A murderer, detained for life for shooting dead a “thoroughly decent young man” in a Bradford park, has been given a further six-year sentence for threatening to kill a prison officer.

Feroz Khan, 26, was ordered to serve a minimum 20 years in custody in 2007 for the murder of university student Skander Rehman.

Skander, 20, was blasted in the back of the head at point-blank range by Khan in Brackenhill Park, Great Horton, with a semi-automatic pistol which had been converted to fire live ammunition.

Khan, of Cumberland Road, Lidget Green, Bradford, wrongly believed his victim had been having an affair with his wife. Sentencing him, Judge James Stewart QC described it as a “cold-blooded execution.”

Khan and another prison inmate also serving life for murder were yesterday sentenced to six more years each for threatening to kill the prison officer at a North Yorkshire jail, days after the murder of Fusilier Lee Rigby.

Feroz Khan and Fuad Awale, also 26, were found guilty at the Old Bailey last week following the incident at HMP Full Sutton on May 26 last year.

Khan was also convicted of inflicting grievous bodily harm on prison officer Richard Thompson after relations between Muslim inmates and guards “became strained” in the days following the murder of Fusilier Rigby in London.

Judge Michael Topolski QC sentenced Khan to six years for threats to kill and three years for GBH, to run concurrently at the end of his life sentence with a minimum of 20 years.

Awale was also sentenced to six years for threats to kill, to be served at the end of his life sentence, which carries a minimum term of 38 years.

Passing sentence, the judge said: “This was a premeditated, well-planned and carefully-orchestrated attack on a single and previously identified prison officer, who was, as such, performing a public duty and upon whom it has had a significant impact.

“The events as a whole formed part of a joint enterprise involving force and weapons, committed by men with convictions for murder.

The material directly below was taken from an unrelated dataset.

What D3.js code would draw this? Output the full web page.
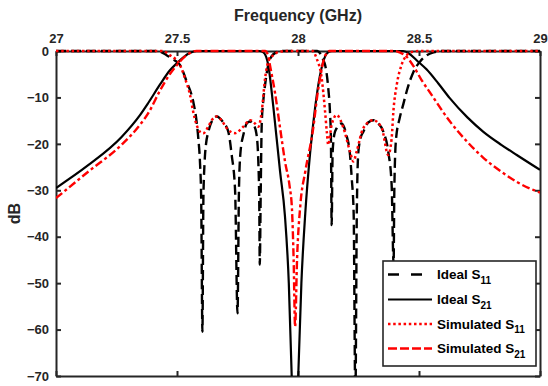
<!DOCTYPE html>
<html>
<head>
<meta charset="utf-8">
<script src="https://cdn.jsdelivr.net/npm/d3@7"></script>
<style>
  html, body { margin: 0; padding: 0; background: #ffffff; }
  svg { display: block; font-family: "Liberation Sans", Arial, sans-serif; }
</style>
</head>
<body>
<svg id="chart" width="548" height="386"></svg>
<script>
// Axis ticks
const xTicks = [27, 27.5, 28, 28.5, 29];
const yTicks = [0, -10, -20, -30, -40, -50, -60, -70];

// Ideal S11 : [GHz, dB]
const idealS11 = [
  [27.0, 0], [27.42, 0], [27.457, -0.9], [27.49, -2.0], [27.512, -3.0], [27.54, -6.6],
  [27.567, -10.9], [27.581, -15.2], [27.588, -18.8], [27.595, -24], [27.6, -32], [27.605, -60.5],
  [27.609, -32], [27.614, -24], [27.62, -20], [27.629, -17.5], [27.645, -15], [27.664, -14.1],
  [27.69, -15.3], [27.712, -17.4], [27.726, -22.4], [27.74, -30], [27.75, -56.5], [27.756, -30],
  [27.762, -22], [27.774, -18.1], [27.79, -15.5], [27.802, -15.2], [27.82, -16.2], [27.829, -18.1],
  [27.836, -23.8], [27.84, -33], [27.842, -46], [27.846, -30], [27.85, -16], [27.857, -10.5],
  [27.864, -7.3], [27.877, -3.0], [27.89, -1.2], [27.91, -0.3], [27.93, 0], [28.08, 0],
  [28.095, -0.8], [28.105, -2.0], [28.112, -3.0], [28.125, -8], [28.132, -13], [28.136, -18.8],
  [28.139, -37.5], [28.143, -22], [28.15, -18], [28.16, -16.6], [28.18, -15.6], [28.2, -18.1],
  [28.215, -22.4], [28.222, -27.4], [28.23, -35], [28.237, -75], [28.243, -35], [28.249, -22],
  [28.26, -18.5], [28.27, -17.4], [28.29, -15.4], [28.311, -14.9], [28.33, -15.5], [28.353, -17.4],
  [28.373, -21.7], [28.387, -28.9], [28.395, -46], [28.398, -30], [28.405, -19], [28.42, -14.5],
  [28.435, -11.5], [28.45, -8.5], [28.477, -4.5], [28.504, -2.3], [28.53, -1.0], [28.56, -0.3],
  [28.6, 0], [29.0, 0]
];

// Ideal S21 : [GHz, dB]
const idealS21 = [
  [27.0, -29.5], [27.133, -24.6], [27.271, -18.5], [27.347, -13.8], [27.381, -11.2], [27.43, -7.2],
  [27.47, -4.2], [27.5, -2.6], [27.53, -1.2], [27.555, -0.4], [27.58, 0], [27.84, 0],
  [27.857, -0.3], [27.877, -3.0], [27.898, -12], [27.926, -26], [27.946, -35.5], [27.962, -50],
  [27.974, -70], [27.987, -85], [28.001, -70], [28.014, -50], [28.03, -35], [28.05, -22],
  [28.07, -12.5], [28.091, -5.2], [28.105, -2.2], [28.12, -0.5], [28.14, 0], [28.435, 0],
  [28.46, -0.6], [28.49, -2.0], [28.532, -4.0], [28.58, -7.0], [28.628, -10.2], [28.7, -14.3],
  [28.766, -17.4], [28.84, -20.2], [28.904, -22.4], [29.0, -25.6]
];

// Simulated S11 : [GHz, dB]
const simS11 = [
  [27.0, 0], [27.44, 0], [27.471, -0.9], [27.512, -3.0], [27.533, -5.9], [27.554, -9.5],
  [27.567, -13.1], [27.581, -15.9], [27.595, -17.4], [27.609, -17.7], [27.629, -16.3], [27.645, -14.8],
  [27.664, -14.1], [27.685, -15.0], [27.705, -16.6], [27.74, -17.7], [27.774, -16.3], [27.802, -14.9],
  [27.822, -15.6], [27.836, -16.3], [27.85, -13.1], [27.864, -5.9], [27.877, -2.3], [27.898, -0.9],
  [27.92, -0.2], [27.95, 0], [28.06, 0], [28.077, -1.6], [28.098, -5.9], [28.112, -13.1],
  [28.119, -17.4], [28.125, -20.2], [28.139, -15.9], [28.16, -13.8], [28.188, -16.6], [28.215, -21.7],
  [28.229, -23.8], [28.242, -21.7], [28.27, -16.6], [28.311, -14.9], [28.346, -16.6], [28.373, -22.4],
  [28.387, -18.8], [28.394, -13.1], [28.408, -7.3], [28.428, -3.0], [28.449, -0.9], [28.47, -0.2],
  [28.5, 0], [29.0, 0]
];

// Simulated S21 : [GHz, dB]
const simS21 = [
  [27.0, -31.7], [27.133, -26.0], [27.271, -20.2], [27.347, -15.9], [27.38, -13.5], [27.43, -8.5],
  [27.47, -5.0], [27.5, -3.0], [27.53, -1.3], [27.555, -0.4], [27.58, 0], [27.864, 0],
  [27.877, -1.0], [27.884, -3.0], [27.905, -9.0], [27.926, -16.6], [27.947, -24], [27.965, -29],
  [27.975, -34], [27.982, -45], [27.988, -59.4], [27.996, -45], [28.01, -33], [28.03, -26],
  [28.063, -16.6], [28.08, -9.5], [28.091, -5.9], [28.112, -1.0], [28.13, 0], [28.4, 0],
  [28.42, -0.3], [28.45, -1.3], [28.48, -3.5], [28.51, -6.2], [28.55, -9.3], [28.628, -15.2],
  [28.7, -19.6], [28.766, -23.0], [28.84, -26.0], [28.904, -28.2], [29.0, -30.5]
];

const seriesNames = ["Ideal S", "Ideal S", "Simulated S", "Simulated S"];
const seriesSubs = ["11", "21", "11", "21"];

(function drawChart() {
  const svg = d3.select("#chart");
  const pL = 56, pR = 540, pT = 51, pB = 376;
  const axisColor = "#262626";

  const x = d3.scaleLinear().domain([27, 29]).range([pL, pR]);
  const y = d3.scaleLinear().domain([-70, 0]).range([pB, pT]);

  // axes (box with inward ticks on all four sides)
  function styleAxis(g) {
    g.select(".domain").attr("stroke", axisColor).attr("stroke-width", 2);
    g.selectAll(".tick line").attr("stroke", axisColor).attr("stroke-width", 2);
    g.selectAll(".tick text")
      .attr("fill", "#262626")
      .attr("font-size", 13)
      .attr("font-weight", "bold")
      .attr("font-family", "Liberation Sans, Arial, sans-serif");
  }

  svg.append("g").attr("transform", `translate(0,${pT})`)
    .call(d3.axisTop(x).tickValues(xTicks).tickFormat(d3.format("")).tickSizeInner(-5).tickSizeOuter(0).tickPadding(8))
    .call(styleAxis);
  svg.append("g").attr("transform", `translate(0,${pB})`)
    .call(d3.axisBottom(x).tickValues(xTicks).tickFormat("").tickSizeInner(-5).tickSizeOuter(0))
    .call(styleAxis);
  svg.append("g").attr("transform", `translate(${pL},0)`)
    .call(d3.axisLeft(y).tickValues(yTicks).tickFormat(d3.format("d")).tickSizeInner(-5).tickSizeOuter(0).tickPadding(7))
    .call(styleAxis);
  svg.append("g").attr("transform", `translate(${pR},0)`)
    .call(d3.axisRight(y).tickValues(yTicks).tickFormat("").tickSizeInner(-5).tickSizeOuter(0))
    .call(styleAxis);

  // axis titles
  svg.append("text")
    .attr("x", (pL + pR) / 2).attr("y", 21)
    .attr("text-anchor", "middle")
    .attr("font-size", 16).attr("font-weight", "bold").attr("fill", "#262626")
    .text("Frequency (GHz)");
  svg.append("text")
    .attr("transform", `translate(20,${(pT + pB) / 2}) rotate(-90)`)
    .attr("text-anchor", "middle")
    .attr("font-size", 16).attr("font-weight", "bold").attr("fill", "#262626")
    .text("dB");

  // clip region for the traces
  svg.append("defs").append("clipPath").attr("id", "plotClip")
    .append("rect").attr("x", pL).attr("y", pT - 2)
    .attr("width", pR - pL).attr("height", pB - pT + 2);

  const line = d3.line()
    .x(d => x(d[0]))
    .y(d => y(d[1]))
    .curve(d3.curveMonotoneX);

  const styles = [
    { color: "#000000", width: 2.4, dash: "10,5" },
    { color: "#000000", width: 2.2, dash: null },
    { color: "#ff0000", width: 2.5, dash: "2.5,2.7" },
    { color: "#ff0000", width: 2.4, dash: "8,3,3,3" }
  ];
  const allSeries = [idealS11, idealS21, simS11, simS21];

  const traces = svg.append("g").attr("clip-path", "url(#plotClip)");
  allSeries.forEach((data, i) => {
    traces.append("path")
      .datum(data)
      .attr("d", line)
      .attr("fill", "none")
      .attr("stroke", styles[i].color)
      .attr("stroke-width", styles[i].width)
      .attr("stroke-dasharray", styles[i].dash);
  });

  // legend
  const legend = svg.append("g");
  legend.append("rect")
    .attr("x", 383).attr("y", 261)
    .attr("width", 153).attr("height", 105)
    .attr("fill", "#ffffff")
    .attr("stroke", axisColor).attr("stroke-width", 1.6);

  const legendDash = ["11,12", null, "2.5,2.7", "9,3"];
  const rowY = [274.5, 299.5, 324, 348.5];
  seriesNames.forEach((name, i) => {
    legend.append("line")
      .attr("x1", 388).attr("x2", 432)
      .attr("y1", rowY[i]).attr("y2", rowY[i])
      .attr("stroke", styles[i].color)
      .attr("stroke-width", styles[i].width)
      .attr("stroke-dasharray", legendDash[i]);
    const t = legend.append("text")
      .attr("x", 437).attr("y", rowY[i] + 4.5)
      .attr("font-size", 13.5).attr("font-weight", "bold").attr("fill", "#000000");
    t.append("tspan").text(name);
    t.append("tspan").attr("dy", 4.5).attr("font-size", 10).text(seriesSubs[i]);
  });
})();
</script>
</body>
</html>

“Both of you carried weapons to the cleaning office.

“Given the context, the level of threats uttered and repeated were truly appalling, causing great anguish, not just to prison officer Thompson, but also his colleagues who were convinced he was going to die in horrific circumstances.”

Judge Topolski told Khan that the incident had been his plan and he had recruited the others.

The men were cleared by the jury of charges of false imprisonment during the four-and-a-half-hour stand-off.

Khan was also found not guilty of assault occasioning actual bodily harm against another officer.

Their trial earlier this year heard allegations that the defendants called for the release of Abu Qatada and Roshonara Choudhry, a student who attempted to stab MP Stephen Timms to death in 2010.

They were also accused of demanding to be flown to Afghanistan.

Awale had taken knives from a cleaning office cupboard and rubbed them together giving the impression he was “preparing to carve a Sunday joint”, the judge said.

He told Mr Thompson: “Stop struggling – I’ve killed two people, I will kill you, I will kill you.”

The officer said he had “every belief” he would be killed if he did not do as ordered because of the “intensity and seriousness” Awale had displayed.

Awale at one point asked Khan, “can I give him one in a non-vital area?” and later said, “I thought his head would have come off by now.”

Khan told Mr Thompson that he had more reason to be fearful because he was believed to be ex-military.

When he denied having been in the military, Khan told the officer: “Well, somebody has to make a sacrifice.”

Paul Hynes QC, defending Khan, said his client had hit Mr Thompson “harder than he meant to and harder than was necessary, by his own admission”.

But he claimed that, based on the jury’s decision to acquit him of the charge of false imprisonment, it could be said that his client’s actions amounted to a case of “excessive self-defence”.